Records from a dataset
◆ ◆ ◆ ◆
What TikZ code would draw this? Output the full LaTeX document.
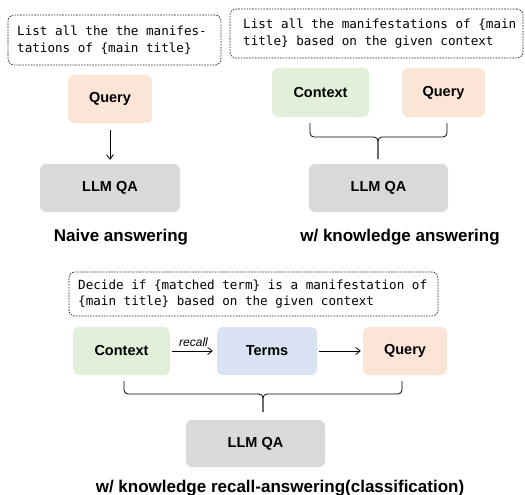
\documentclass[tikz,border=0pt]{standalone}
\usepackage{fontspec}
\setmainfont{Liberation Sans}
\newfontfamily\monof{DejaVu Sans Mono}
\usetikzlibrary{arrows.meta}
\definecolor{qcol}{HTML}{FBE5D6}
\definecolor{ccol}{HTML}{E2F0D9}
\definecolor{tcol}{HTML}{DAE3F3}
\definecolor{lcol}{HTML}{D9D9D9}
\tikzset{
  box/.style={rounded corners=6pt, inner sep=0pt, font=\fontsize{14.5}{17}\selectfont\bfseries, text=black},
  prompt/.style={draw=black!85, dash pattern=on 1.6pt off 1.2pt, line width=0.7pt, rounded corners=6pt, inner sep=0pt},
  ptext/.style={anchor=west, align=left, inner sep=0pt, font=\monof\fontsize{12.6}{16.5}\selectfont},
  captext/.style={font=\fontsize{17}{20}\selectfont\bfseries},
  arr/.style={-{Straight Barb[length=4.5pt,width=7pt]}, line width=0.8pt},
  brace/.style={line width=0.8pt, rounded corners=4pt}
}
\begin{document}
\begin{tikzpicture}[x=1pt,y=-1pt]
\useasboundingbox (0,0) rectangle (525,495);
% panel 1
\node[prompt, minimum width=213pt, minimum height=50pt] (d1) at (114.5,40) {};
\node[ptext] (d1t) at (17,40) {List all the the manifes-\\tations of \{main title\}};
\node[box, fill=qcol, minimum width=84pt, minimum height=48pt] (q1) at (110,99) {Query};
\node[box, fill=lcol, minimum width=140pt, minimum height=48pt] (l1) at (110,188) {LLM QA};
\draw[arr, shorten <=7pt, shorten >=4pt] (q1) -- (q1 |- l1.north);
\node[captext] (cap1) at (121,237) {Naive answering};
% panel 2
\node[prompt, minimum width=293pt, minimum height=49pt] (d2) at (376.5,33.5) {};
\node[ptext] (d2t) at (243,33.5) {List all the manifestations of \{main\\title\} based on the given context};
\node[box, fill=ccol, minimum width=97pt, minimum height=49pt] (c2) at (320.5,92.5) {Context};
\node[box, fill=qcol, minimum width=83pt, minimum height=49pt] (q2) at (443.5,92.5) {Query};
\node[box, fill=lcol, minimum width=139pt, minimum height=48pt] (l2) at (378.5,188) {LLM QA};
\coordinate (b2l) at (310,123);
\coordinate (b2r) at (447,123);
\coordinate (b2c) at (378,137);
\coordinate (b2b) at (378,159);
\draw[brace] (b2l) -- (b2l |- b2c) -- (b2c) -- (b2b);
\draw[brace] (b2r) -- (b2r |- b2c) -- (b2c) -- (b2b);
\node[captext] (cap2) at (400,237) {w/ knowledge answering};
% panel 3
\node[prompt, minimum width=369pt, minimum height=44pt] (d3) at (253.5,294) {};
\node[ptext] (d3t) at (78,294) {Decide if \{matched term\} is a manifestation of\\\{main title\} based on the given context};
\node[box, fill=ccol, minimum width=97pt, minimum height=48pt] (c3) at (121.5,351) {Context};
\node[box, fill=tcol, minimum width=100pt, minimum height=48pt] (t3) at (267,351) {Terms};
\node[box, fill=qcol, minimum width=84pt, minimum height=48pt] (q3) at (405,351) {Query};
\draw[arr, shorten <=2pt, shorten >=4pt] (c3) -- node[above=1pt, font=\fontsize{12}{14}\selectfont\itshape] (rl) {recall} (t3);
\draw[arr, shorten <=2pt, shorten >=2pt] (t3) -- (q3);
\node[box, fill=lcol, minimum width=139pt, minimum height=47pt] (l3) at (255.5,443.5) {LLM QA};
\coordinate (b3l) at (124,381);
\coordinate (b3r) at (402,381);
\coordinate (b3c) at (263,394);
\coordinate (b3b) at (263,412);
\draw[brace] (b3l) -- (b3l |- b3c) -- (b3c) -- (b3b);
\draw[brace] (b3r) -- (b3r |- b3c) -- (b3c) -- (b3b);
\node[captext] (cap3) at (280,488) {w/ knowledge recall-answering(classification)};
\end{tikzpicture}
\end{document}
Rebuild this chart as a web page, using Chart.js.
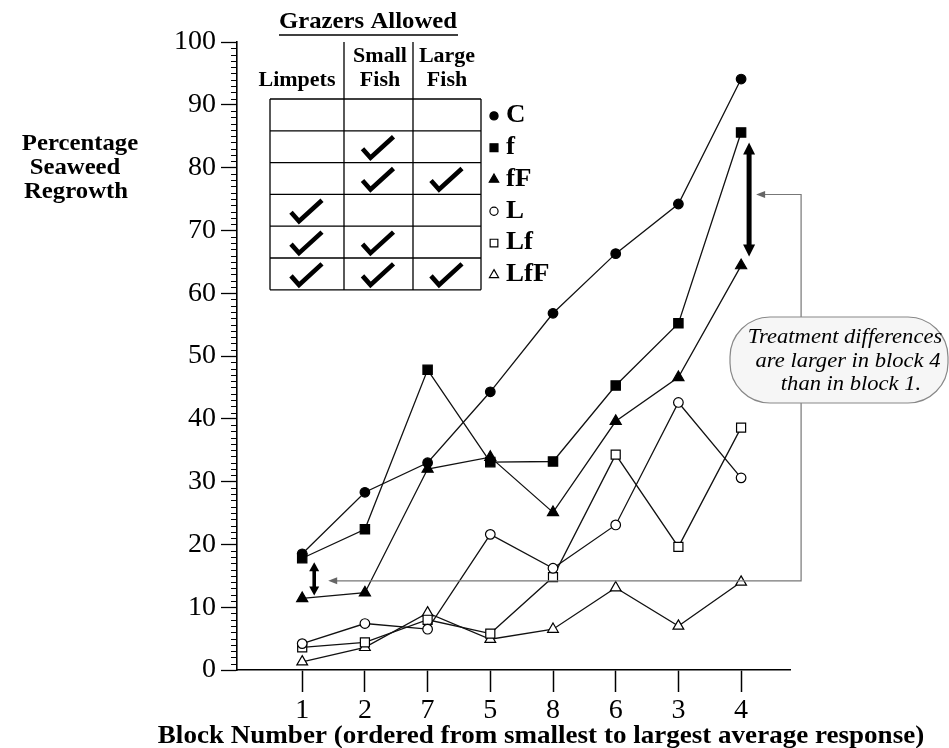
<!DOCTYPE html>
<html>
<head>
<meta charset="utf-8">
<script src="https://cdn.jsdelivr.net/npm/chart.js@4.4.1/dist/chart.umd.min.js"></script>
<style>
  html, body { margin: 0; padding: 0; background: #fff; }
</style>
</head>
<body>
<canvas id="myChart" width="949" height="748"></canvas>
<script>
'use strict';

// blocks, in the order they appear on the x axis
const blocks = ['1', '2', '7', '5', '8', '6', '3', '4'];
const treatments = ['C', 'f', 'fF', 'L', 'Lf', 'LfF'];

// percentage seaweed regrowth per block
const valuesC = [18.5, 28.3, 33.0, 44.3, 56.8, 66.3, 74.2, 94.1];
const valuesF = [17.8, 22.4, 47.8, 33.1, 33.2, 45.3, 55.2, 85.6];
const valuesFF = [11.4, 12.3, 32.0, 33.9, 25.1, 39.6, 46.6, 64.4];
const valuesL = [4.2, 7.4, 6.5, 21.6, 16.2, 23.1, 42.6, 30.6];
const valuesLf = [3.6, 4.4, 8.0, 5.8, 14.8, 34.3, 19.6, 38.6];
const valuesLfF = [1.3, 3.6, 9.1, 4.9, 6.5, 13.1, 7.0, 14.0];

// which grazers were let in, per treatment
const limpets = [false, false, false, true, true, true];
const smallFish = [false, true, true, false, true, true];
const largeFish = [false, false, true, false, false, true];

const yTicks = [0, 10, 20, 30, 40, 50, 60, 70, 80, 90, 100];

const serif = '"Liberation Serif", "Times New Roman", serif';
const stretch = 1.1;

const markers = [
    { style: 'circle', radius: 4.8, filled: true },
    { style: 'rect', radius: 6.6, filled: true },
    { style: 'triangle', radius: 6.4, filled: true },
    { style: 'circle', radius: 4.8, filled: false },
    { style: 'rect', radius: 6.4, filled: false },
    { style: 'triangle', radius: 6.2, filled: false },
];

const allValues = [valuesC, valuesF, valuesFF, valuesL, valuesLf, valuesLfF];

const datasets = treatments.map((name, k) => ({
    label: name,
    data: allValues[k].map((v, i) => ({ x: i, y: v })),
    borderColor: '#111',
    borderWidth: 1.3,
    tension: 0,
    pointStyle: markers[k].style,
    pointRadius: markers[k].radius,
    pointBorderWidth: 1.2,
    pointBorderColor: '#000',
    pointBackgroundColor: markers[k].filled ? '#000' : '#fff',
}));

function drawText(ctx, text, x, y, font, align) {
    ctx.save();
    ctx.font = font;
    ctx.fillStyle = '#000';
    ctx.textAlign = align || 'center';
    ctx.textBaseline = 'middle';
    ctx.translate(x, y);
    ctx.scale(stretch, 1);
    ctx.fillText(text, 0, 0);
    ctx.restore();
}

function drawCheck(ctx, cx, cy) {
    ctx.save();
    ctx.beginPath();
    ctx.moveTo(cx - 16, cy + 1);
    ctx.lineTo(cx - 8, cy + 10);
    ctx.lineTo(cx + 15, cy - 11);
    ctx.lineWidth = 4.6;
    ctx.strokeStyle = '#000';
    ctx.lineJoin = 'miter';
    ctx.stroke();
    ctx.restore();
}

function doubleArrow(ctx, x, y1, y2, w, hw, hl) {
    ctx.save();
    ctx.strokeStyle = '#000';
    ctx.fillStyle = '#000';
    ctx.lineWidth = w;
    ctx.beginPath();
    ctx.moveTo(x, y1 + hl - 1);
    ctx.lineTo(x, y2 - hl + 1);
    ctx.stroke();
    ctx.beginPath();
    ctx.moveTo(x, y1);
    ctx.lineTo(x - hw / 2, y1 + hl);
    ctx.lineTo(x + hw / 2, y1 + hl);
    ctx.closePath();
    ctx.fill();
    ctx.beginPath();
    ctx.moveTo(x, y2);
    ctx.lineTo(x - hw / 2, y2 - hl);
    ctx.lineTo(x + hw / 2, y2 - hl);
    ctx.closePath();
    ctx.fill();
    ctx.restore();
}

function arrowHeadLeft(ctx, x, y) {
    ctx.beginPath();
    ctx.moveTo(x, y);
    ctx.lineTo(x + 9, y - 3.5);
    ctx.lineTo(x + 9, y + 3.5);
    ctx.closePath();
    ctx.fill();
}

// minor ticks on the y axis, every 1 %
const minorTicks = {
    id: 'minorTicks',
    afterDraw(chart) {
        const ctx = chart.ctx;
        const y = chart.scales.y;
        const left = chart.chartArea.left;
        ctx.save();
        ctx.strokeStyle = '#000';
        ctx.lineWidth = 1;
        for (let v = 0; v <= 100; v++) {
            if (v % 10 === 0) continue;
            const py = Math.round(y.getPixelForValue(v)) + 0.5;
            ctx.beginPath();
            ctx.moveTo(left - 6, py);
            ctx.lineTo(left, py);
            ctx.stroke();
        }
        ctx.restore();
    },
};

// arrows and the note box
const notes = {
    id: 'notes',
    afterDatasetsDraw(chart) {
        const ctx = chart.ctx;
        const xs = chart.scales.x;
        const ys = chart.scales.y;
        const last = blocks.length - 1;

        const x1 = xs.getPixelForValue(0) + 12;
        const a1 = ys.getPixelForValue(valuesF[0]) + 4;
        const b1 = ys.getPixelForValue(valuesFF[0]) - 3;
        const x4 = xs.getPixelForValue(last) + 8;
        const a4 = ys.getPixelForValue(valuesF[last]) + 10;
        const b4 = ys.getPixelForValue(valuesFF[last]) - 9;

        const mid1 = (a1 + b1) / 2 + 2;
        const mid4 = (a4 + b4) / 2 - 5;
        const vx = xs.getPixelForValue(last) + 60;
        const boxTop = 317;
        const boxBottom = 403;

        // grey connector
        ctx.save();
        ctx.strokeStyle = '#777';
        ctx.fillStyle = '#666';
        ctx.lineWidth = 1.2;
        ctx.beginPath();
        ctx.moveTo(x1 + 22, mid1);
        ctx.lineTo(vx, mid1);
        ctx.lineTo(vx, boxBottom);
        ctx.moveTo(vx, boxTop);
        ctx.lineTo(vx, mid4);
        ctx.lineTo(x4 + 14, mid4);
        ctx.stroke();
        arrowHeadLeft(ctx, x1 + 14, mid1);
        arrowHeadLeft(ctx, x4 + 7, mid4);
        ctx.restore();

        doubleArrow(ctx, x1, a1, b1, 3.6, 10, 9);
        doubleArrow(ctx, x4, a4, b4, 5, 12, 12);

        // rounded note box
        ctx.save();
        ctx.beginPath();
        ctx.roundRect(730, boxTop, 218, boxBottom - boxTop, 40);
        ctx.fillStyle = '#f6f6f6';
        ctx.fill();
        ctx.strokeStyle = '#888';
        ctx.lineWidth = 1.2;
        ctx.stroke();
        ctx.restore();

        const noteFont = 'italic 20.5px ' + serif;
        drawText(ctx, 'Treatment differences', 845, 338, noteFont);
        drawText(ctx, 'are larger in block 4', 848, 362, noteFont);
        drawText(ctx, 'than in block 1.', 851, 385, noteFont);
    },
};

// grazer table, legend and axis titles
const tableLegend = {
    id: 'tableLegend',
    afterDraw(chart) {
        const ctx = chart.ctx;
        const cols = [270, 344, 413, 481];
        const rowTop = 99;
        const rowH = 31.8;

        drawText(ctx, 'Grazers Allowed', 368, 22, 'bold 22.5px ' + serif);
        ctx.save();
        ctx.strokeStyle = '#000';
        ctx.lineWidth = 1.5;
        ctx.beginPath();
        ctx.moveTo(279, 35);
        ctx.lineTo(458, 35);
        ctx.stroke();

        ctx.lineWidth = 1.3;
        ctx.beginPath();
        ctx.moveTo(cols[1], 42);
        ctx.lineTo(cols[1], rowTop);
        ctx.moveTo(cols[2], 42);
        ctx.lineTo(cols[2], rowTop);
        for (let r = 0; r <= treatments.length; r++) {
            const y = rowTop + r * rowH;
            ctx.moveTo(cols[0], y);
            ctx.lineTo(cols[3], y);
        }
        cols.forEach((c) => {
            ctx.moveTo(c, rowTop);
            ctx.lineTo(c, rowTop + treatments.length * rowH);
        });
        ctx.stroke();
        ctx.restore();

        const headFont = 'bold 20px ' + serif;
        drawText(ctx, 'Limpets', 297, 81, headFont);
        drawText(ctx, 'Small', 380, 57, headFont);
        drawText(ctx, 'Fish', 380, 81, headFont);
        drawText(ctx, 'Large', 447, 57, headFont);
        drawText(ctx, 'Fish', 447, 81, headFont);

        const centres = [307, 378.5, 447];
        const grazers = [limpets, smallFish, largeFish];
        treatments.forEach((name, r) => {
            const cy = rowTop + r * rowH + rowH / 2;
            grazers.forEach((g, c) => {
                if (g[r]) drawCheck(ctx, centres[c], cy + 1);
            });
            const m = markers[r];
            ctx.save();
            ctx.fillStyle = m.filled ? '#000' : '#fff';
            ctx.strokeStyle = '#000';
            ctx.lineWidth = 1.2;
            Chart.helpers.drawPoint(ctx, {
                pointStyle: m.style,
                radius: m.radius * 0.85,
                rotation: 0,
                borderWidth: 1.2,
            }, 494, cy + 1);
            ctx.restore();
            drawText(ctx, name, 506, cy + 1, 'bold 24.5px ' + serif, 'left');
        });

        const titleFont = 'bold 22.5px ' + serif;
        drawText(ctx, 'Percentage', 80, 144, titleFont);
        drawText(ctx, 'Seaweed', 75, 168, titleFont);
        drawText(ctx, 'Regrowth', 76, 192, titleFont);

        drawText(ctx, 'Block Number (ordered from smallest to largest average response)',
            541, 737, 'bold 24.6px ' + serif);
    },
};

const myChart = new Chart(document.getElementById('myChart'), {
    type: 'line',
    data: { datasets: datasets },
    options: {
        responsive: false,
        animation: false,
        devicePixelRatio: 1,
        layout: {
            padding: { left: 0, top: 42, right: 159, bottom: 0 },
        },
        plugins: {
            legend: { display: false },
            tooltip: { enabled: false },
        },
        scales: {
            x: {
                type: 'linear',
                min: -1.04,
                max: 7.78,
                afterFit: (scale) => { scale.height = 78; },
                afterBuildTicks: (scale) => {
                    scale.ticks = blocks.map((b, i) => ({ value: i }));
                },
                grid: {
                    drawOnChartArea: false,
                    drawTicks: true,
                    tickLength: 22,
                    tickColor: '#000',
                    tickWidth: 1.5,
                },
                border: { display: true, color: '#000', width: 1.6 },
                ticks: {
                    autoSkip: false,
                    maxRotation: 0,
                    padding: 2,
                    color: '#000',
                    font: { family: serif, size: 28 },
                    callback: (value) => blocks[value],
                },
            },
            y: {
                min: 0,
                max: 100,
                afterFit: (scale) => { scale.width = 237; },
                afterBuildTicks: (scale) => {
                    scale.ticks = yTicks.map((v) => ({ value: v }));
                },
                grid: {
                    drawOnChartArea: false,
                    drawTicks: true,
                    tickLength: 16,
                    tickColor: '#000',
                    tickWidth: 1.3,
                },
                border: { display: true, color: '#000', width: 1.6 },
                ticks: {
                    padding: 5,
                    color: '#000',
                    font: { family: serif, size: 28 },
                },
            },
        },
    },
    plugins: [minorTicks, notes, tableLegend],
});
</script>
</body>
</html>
◆ ◆ ◆ ◆
Reproduce the entries exactly, from the line with "Rebuild this chart" to the line with "const treatments = ['C', 'f', 'fF', 'L', 'Lf', 'LfF'];", both lines included, keeping no pictures.

* **RESULT OF THIS TASK**
Rebuild this chart as a web page, using Chart.js.
<!DOCTYPE html>
<html>
<head>
<meta charset="utf-8">
<script src="https://cdn.jsdelivr.net/npm/chart.js@4.4.1/dist/chart.umd.min.js"></script>
<style>
  html, body { margin: 0; padding: 0; background: #fff; }
</style>
</head>
<body>
<canvas id="myChart" width="949" height="748"></canvas>
<script>
'use strict';

// blocks, in the order they appear on the x axis
const blocks = ['1', '2', '7', '5', '8', '6', '3', '4'];
const treatments = ['C', 'f', 'fF', 'L', 'Lf', 'LfF'];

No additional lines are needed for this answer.